----- PROVIDED MATERIAL -----

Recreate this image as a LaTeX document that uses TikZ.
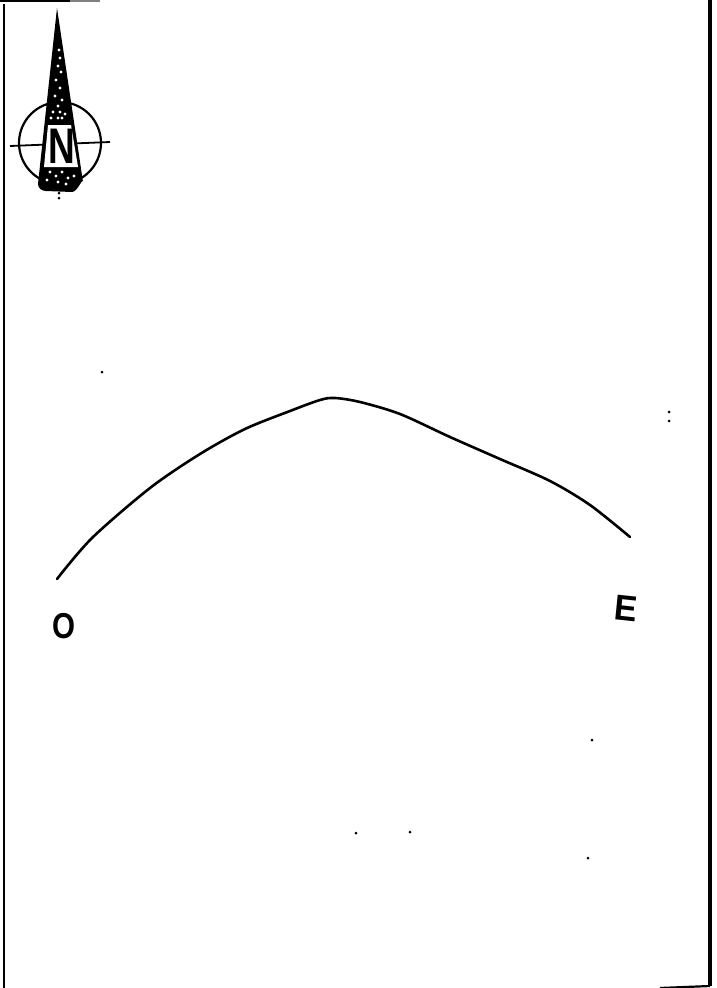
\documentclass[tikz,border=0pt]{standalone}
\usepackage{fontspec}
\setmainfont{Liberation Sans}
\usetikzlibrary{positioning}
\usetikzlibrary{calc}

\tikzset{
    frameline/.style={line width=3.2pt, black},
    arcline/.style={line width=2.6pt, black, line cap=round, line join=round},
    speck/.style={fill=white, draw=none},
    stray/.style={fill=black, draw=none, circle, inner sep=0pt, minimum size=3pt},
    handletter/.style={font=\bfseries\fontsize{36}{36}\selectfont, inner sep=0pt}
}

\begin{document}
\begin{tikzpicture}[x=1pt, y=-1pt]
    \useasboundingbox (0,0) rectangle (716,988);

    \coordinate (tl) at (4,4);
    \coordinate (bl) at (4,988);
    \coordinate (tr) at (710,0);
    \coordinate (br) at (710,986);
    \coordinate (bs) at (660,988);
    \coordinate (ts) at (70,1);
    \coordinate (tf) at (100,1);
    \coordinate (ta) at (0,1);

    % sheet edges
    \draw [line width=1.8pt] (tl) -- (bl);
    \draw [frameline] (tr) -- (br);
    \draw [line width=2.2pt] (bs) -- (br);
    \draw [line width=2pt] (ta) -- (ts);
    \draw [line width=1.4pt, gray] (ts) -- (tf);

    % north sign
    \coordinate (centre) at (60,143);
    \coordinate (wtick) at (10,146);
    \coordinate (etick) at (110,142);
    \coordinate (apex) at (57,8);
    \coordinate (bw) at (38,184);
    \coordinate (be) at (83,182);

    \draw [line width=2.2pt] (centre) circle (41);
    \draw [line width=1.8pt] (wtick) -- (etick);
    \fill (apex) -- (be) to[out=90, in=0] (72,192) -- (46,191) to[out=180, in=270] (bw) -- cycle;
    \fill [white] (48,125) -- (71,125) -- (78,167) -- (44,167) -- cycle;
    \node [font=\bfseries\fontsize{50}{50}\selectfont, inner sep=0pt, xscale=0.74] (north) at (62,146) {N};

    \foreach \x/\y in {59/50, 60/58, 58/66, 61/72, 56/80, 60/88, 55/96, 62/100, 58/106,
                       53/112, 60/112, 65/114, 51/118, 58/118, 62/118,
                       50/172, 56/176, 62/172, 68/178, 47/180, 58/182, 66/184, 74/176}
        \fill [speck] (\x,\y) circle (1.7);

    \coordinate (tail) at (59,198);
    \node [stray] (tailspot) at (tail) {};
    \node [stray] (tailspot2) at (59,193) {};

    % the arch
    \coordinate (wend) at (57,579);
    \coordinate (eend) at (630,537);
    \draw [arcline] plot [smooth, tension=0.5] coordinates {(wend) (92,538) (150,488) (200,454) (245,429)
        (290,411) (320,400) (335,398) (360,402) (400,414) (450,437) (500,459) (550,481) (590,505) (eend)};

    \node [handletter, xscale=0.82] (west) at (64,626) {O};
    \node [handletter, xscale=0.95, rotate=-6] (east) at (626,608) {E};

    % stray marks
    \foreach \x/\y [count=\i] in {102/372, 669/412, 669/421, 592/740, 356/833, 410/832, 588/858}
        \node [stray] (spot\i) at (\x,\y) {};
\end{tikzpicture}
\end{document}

-----

# TO DO
Copy the material shown above in full and exactly. Skip the pictures.

# RESPONSE TO THIS EXERCISE
Recreate this image as a LaTeX document that uses TikZ.
\documentclass[tikz,border=0pt]{standalone}
\usepackage{fontspec}
\setmainfont{Liberation Sans}
\usetikzlibrary{positioning}
\usetikzlibrary{calc}

\tikzset{
    frameline/.style={line width=3.2pt, black},
    arcline/.style={line width=2.6pt, black, line cap=round, line join=round},
    speck/.style={fill=white, draw=none},
    stray/.style={fill=black, draw=none, circle, inner sep=0pt, minimum size=3pt},
    handletter/.style={font=\bfseries\fontsize{36}{36}\selectfont, inner sep=0pt}
}

\begin{document}
\begin{tikzpicture}[x=1pt, y=-1pt]
    \useasboundingbox (0,0) rectangle (716,988);

    \coordinate (tl) at (4,4);
    \coordinate (bl) at (4,988);
    \coordinate (tr) at (710,0);
    \coordinate (br) at (710,986);
    \coordinate (bs) at (660,988);
    \coordinate (ts) at (70,1);
    \coordinate (tf) at (100,1);
    \coordinate (ta) at (0,1);

    % sheet edges
    \draw [line width=1.8pt] (tl) -- (bl);
    \draw [frameline] (tr) -- (br);
    \draw [line width=2.2pt] (bs) -- (br);
    \draw [line width=2pt] (ta) -- (ts);
    \draw [line width=1.4pt, gray] (ts) -- (tf);

    % north sign
    \coordinate (centre) at (60,143);
    \coordinate (wtick) at (10,146);
    \coordinate (etick) at (110,142);
    \coordinate (apex) at (57,8);
    \coordinate (bw) at (38,184);
    \coordinate (be) at (83,182);

    \draw [line width=2.2pt] (centre) circle (41);
    \draw [line width=1.8pt] (wtick) -- (etick);
    \fill (apex) -- (be) to[out=90, in=0] (72,192) -- (46,191) to[out=180, in=270] (bw) -- cycle;
    \fill [white] (48,125) -- (71,125) -- (78,167) -- (44,167) -- cycle;
    \node [font=\bfseries\fontsize{50}{50}\selectfont, inner sep=0pt, xscale=0.74] (north) at (62,146) {N};

    \foreach \x/\y in {59/50, 60/58, 58/66, 61/72, 56/80, 60/88, 55/96, 62/100, 58/106,
                       53/112, 60/112, 65/114, 51/118, 58/118, 62/118,
                       50/172, 56/176, 62/172, 68/178, 47/180, 58/182, 66/184, 74/176}
        \fill [speck] (\x,\y) circle (1.7);

    \coordinate (tail) at (59,198);
    \node [stray] (tailspot) at (tail) {};
    \node [stray] (tailspot2) at (59,193) {};

    % the arch
    \coordinate (wend) at (57,579);
    \coordinate (eend) at (630,537);
    \draw [arcline] plot [smooth, tension=0.5] coordinates {(wend) (92,538) (150,488) (200,454) (245,429)
        (290,411) (320,400) (335,398) (360,402) (400,414) (450,437) (500,459) (550,481) (590,505) (eend)};

    \node [handletter, xscale=0.82] (west) at (64,626) {O};
    \node [handletter, xscale=0.95, rotate=-6] (east) at (626,608) {E};

    % stray marks
    \foreach \x/\y [count=\i] in {102/372, 669/412, 669/421, 592/740, 356/833, 410/832, 588/858}
        \node [stray] (spot\i) at (\x,\y) {};
\end{tikzpicture}
\end{document}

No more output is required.